The massive drain of players to the VFL meant Subiaco could not keep up this standard, and they won only six games each in 1989 and 1990 before returning to the Grand Final in 1991 only for Claremont to have its revenge. A thrashing by East Perth in the first week of the 1992 WAFL finals saw Bunton resign at the end of the season after having coached Subiaco's most successful era since before World War II.

===Sturt, 1993 to 1994===

At the age of fifty-six, Bunton was appointed by a Sturt club looking for an experienced coach after Kevin Higgins and Steven Trigg had guided them to only seven wins from 64 games between 1990 and 1992. Sturt had actually possessed interest in Bunton during the early 1980s when they were seeking a replacement for veteran coach Jack Oatey, but lost interest when a decision had to be made at the end of 1982.

Bunton started very badly, with the Double Blues having lost as many as twenty consecutive games before their first win in July. However, they managed to win four of their last eight games but narrowly failed on percentage to avoid a fifth successive wooden spoon. In 1994, things started promisingly with two wins and a near miss against reigning premiers the Eagles before Sturt fell back to its old ways and won only two of its last seventeen games for a sixth wooden spoon on end.

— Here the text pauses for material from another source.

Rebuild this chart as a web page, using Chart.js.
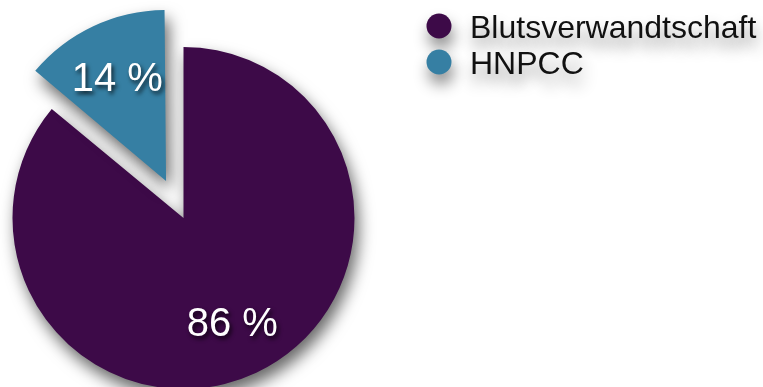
<!DOCTYPE html>
<html>
<head>
<meta charset="utf-8">
<script src="https://cdn.jsdelivr.net/npm/chart.js@4/dist/chart.umd.min.js"></script>
<style>
  html, body { margin: 0; padding: 0; background: #ffffff; }
  #wrap { width: 763px; height: 387px; position: relative; }
</style>
</head>
<body>
<div id="wrap"><canvas id="chart" width="763" height="387"></canvas></div>
<script>
// Anteil der Fälle nach Ursache
const categories = ['Blutsverwandtschaft', 'HNPCC'];
const shares = [86, 14];
const sliceColors = ['#3d0a48', '#367fa3'];
const valueLabels = ['86 %', '14 %'];
const sliceOffsets = [0, 164];

const FONT = '"Liberation Sans", Arial, Helvetica, sans-serif';

// An offset arc is pushed out by offset/4 and also grows by a radial fix-up;
// shrink it back so every slice keeps the same radius.
const evenRadius = {
  id: 'evenRadius',
  afterDatasetsUpdate(chart) {
    chart.getDatasetMeta(0).data.forEach((arc) => {
      const off = (arc.options.offset || 0) / 4;
      if (!off) return;
      const circ = arc.endAngle - arc.startAngle;
      const fix = 1 - Math.sin(Math.min(Math.PI, circ));
      arc.outerRadius = arc.outerRadius - off * fix;
    });
  }
};

// soft drop shadow under the pie slices
const sliceShadow = {
  id: 'sliceShadow',
  beforeDatasetsDraw(chart) {
    const ctx = chart.ctx;
    ctx.save();
    ctx.shadowColor = 'rgba(0,0,0,0.6)';
    ctx.shadowBlur = 16;
    ctx.shadowOffsetX = 4;
    ctx.shadowOffsetY = 9;
  },
  afterDatasetsDraw(chart) {
    chart.ctx.restore();
  }
};

// white percentage text inside each slice
const sliceLabels = {
  id: 'sliceLabels',
  afterDatasetsDraw(chart) {
    const ctx = chart.ctx;
    const meta = chart.getDatasetMeta(0);
    ctx.save();
    ctx.font = '40px ' + FONT;
    ctx.fillStyle = '#ffffff';
    ctx.textAlign = 'center';
    ctx.textBaseline = 'alphabetic';
    ctx.shadowColor = 'rgba(0,0,0,0.75)';
    ctx.shadowBlur = 4;
    ctx.shadowOffsetX = 2;
    ctx.shadowOffsetY = 3;
    meta.data.forEach((arc, i) => {
      const mid = (arc.startAngle + arc.endAngle) / 2;
      const d = (arc.options.offset || 0) / 4 + 171 * 0.67;
      const x = arc.x + Math.cos(mid) * d;
      const y = arc.y + Math.sin(mid) * d;
      ctx.fillText(valueLabels[i], x, y + 14);
    });
    ctx.restore();
  }
};

// legend with round markers at the top right
const sideLegend = {
  id: 'sideLegend',
  afterDraw(chart) {
    const ctx = chart.ctx;
    const labels = chart.data.labels;
    const colors = chart.data.datasets[0].backgroundColor;
    ctx.save();
    ctx.shadowColor = 'rgba(0,0,0,0.45)';
    ctx.shadowBlur = 15;
    ctx.shadowOffsetX = 2;
    ctx.shadowOffsetY = 10;
    labels.forEach((label, i) => {
      const baseY = 38 + i * 36;
      ctx.beginPath();
      ctx.arc(439, baseY - 12, 12.5, 0, Math.PI * 2);
      ctx.fillStyle = colors[i];
      ctx.fill();
      ctx.font = '32px ' + FONT;
      ctx.fillStyle = '#111111';
      ctx.textAlign = 'left';
      ctx.textBaseline = 'alphabetic';
      ctx.fillText(label, 470, baseY);
    });
    ctx.restore();
  }
};

new Chart(document.getElementById('chart'), {
  type: 'pie',
  data: {
    labels: categories,
    datasets: [{
      data: shares,
      backgroundColor: sliceColors,
      borderWidth: 0,
      offset: sliceOffsets,
      clip: false
    }]
  },
  options: {
    responsive: false,
    animation: false,
    events: [],
    radius: 171,
    layout: { padding: { left: 14.5, right: 410.5, top: 49, bottom: 0 } },
    plugins: {
      legend: { display: false },
      tooltip: { enabled: false }
    }
  },
  plugins: [evenRadius, sliceShadow, sliceLabels, sideLegend]
});
</script>
</body>
</html>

Bunton resigned at the end of 1994 to be replaced by Phil Carman, who resurrected the club after on paper the worst modern season in a major Australian rules league the following year.

Bunton's stint at Sturt is generally regarded as his only failure as a coach, though he admitted he enjoyed it, that the Sturt district was "not as productive as it used to be" and that SANFL redistricting had hurt the club.